The Outcast
Sadie Jones
Harper, Mar 2008, $24.95
ISBN: 9780061374036
In England the war is over and many veterans are coming home to their loved ones. Ten year old Lewis Aldridge struggles with having an adult male in the household with the return of his father Gilbert and the change in routines to a more stifling environment. However as both males adjust, the lad still enjoys picnics in the woods with his mom Elizabeth until the day she fails to return home with him having drowned.
While Gilbert remains outraged in his grief over the next year, his remote father remarries Alice, who has no idea how to reach her stepson. A few years later, Lewis goes to prison for arson, having burned down a church. In 1957 now nineteen years old Lewis is free and returns home. Sixteen years old Kit Carmichael, daughter of the most influential family, is attracted to Lewis and wants to help him while her older sister twenty one years old Tamsin teases and flirts with him, which he assumes means she is attracted to him. Their abusive father, who is his dad’s boss, simply wants to destroy him.
This deep historical tale may take place in the Happy Days of the 1950s in England, but has incredibly deep relevance today as the family dynamics is explored. First the issue of returning veteran being away for extended war duty shows how complex life can be whether it is fifteen months deployment to Iraq or fighting for several years on the continent.
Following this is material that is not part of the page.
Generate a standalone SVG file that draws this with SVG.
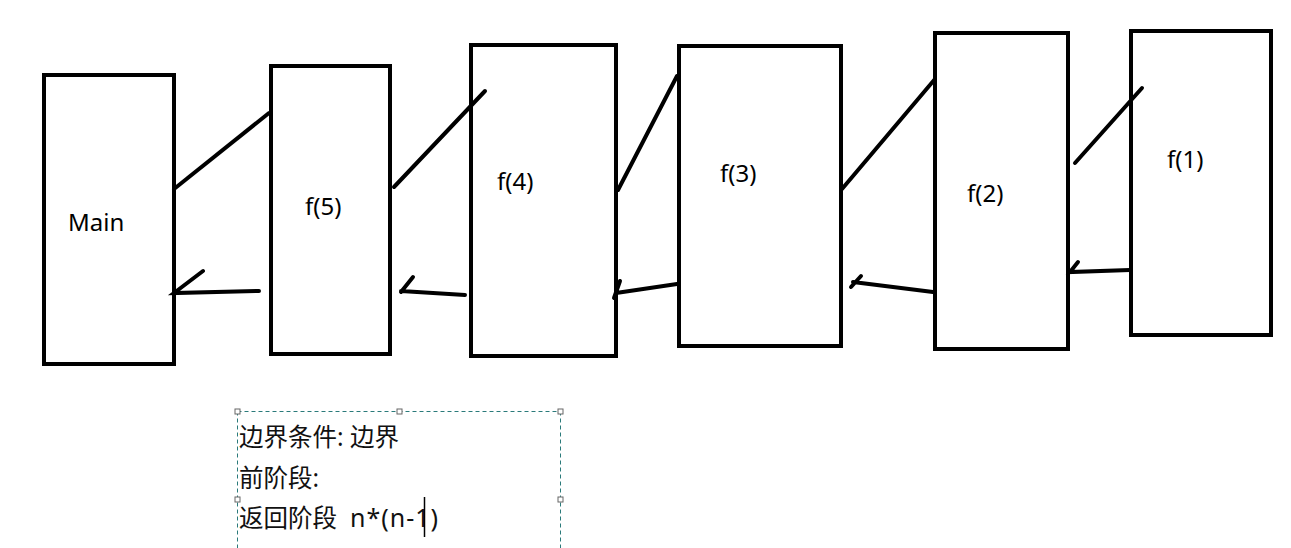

Second there is the parental abuse of the father hitting his wife and Kitty as if he had the divine right to do so, which leaves an angry Lewis feel helpless. Finally there is the alcoholism of Gilbert and Alice that isolates Lewis even further. With THE OUTCAST ironically as the center to all these social issues, Sadie Jones provides a powerful look at the dark side of families circa 1957 but still germane in 2008.